Lines containing the string "that" are to be collected in full.
───── Source data ─────
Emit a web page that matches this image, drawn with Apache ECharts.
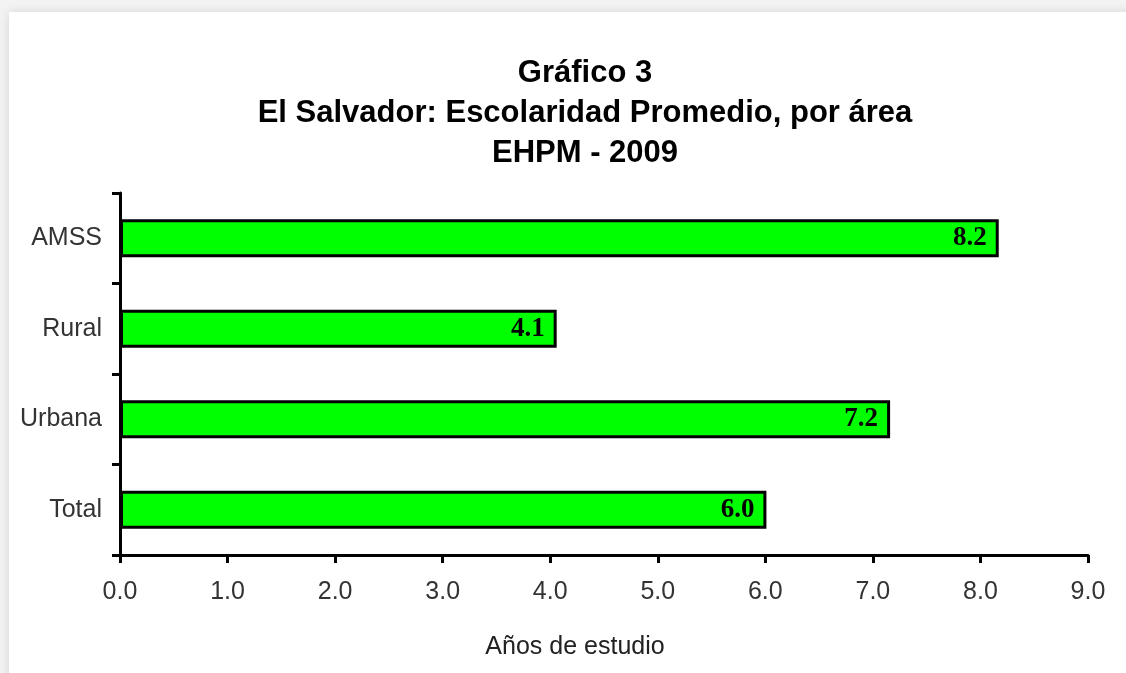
<!DOCTYPE html>
<html>
<head>
<meta charset="utf-8">
<script src="https://cdn.jsdelivr.net/npm/echarts@6/dist/echarts.min.js"></script>
<style>
  html, body { margin: 0; padding: 0; background: #f3f3f3; }
  #card {
    position: absolute; left: 9px; top: 12px; width: 1130px; height: 680px;
    background: #fff; box-shadow: 0 0 10px rgba(0,0,0,0.12);
  }
  #chart { position: absolute; left: 0; top: 0; width: 1126px; height: 673px; }
</style>
</head>
<body>
<div id="card"></div>
<div id="chart"></div>
<script>
const categories = ['Total', 'Urbana', 'Rural', 'AMSS']
const values = [6.01, 7.16, 4.06, 8.17]
const xTicks = [0, 1, 2, 3, 4, 5, 6, 7, 8, 9]

function bar(dom){
    const myChart = echarts.init(dom)
    const option = {
        title: {
            text: 'Gráfico 3\nEl Salvador: Escolaridad Promedio, por área\nEHPM - 2009',
            left: 580,
            textAlign: 'center',
            top: 48,
            textStyle: {
                fontFamily: 'Liberation Sans',
                fontSize: 31,
                fontWeight: 'bold',
                color: '#000',
                lineHeight: 40
            }
        },
        grid: {
            left: 120,
            right: 38,
            top: 193,
            bottom: 118
        },
        xAxis: {
            type: 'value',
            min: xTicks[0],
            max: xTicks[xTicks.length - 1],
            interval: 1,
            name: 'Años de estudio',
            nameLocation: 'middle',
            nameGap: 80,
            nameTextStyle: {
                fontFamily: 'Liberation Sans',
                fontSize: 25,
                color: '#222',
                padding: [0, 58, 0, 0]
            },
            splitLine: { show: false },
            axisLine: { show: true, lineStyle: { color: '#000', width: 3 } },
            axisTick: { show: true, length: 8, lineStyle: { color: '#000', width: 3 } },
            axisLabel: {
                fontFamily: 'Liberation Sans',
                fontSize: 25,
                color: '#333',
                margin: 25,
                formatter: (v) => v.toFixed(1)
            }
        },
        yAxis: {
            type: 'category',
            data: categories,
            axisLine: { show: true, lineStyle: { color: '#000', width: 3 } },
            axisTick: { show: true, length: 8, lineStyle: { color: '#000', width: 3 } },
            axisLabel: {
                fontFamily: 'Liberation Sans',
                fontSize: 25,
                color: '#333',
                margin: 18
            }
        },
        series: [
            {
                type: 'bar',
                data: values,
                barWidth: '42%',
                itemStyle: {
                    color: '#00ff00',
                    borderColor: '#000',
                    borderWidth: 3
                },
                label: {
                    show: true,
                    position: 'insideRight',
                    distance: 12,
                    fontFamily: 'Liberation Serif',
                    fontWeight: 'bold',
                    fontSize: 27,
                    color: '#000',
                    formatter: (p) => p.value.toFixed(1)
                },
                animation: false
            }
        ]
    }
    myChart.setOption(option)
    return myChart
}

bar(document.getElementById('chart'))
</script>
</body>
</html>
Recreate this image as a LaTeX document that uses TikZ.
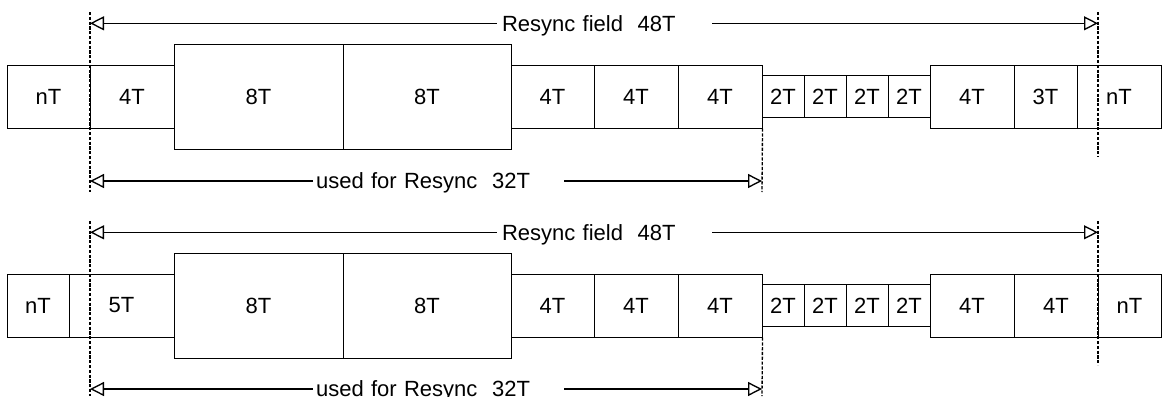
─────
• **Answer**:
Emit a web page that matches this image, drawn with Apache ECharts.
Recreate this image as a LaTeX document that uses TikZ.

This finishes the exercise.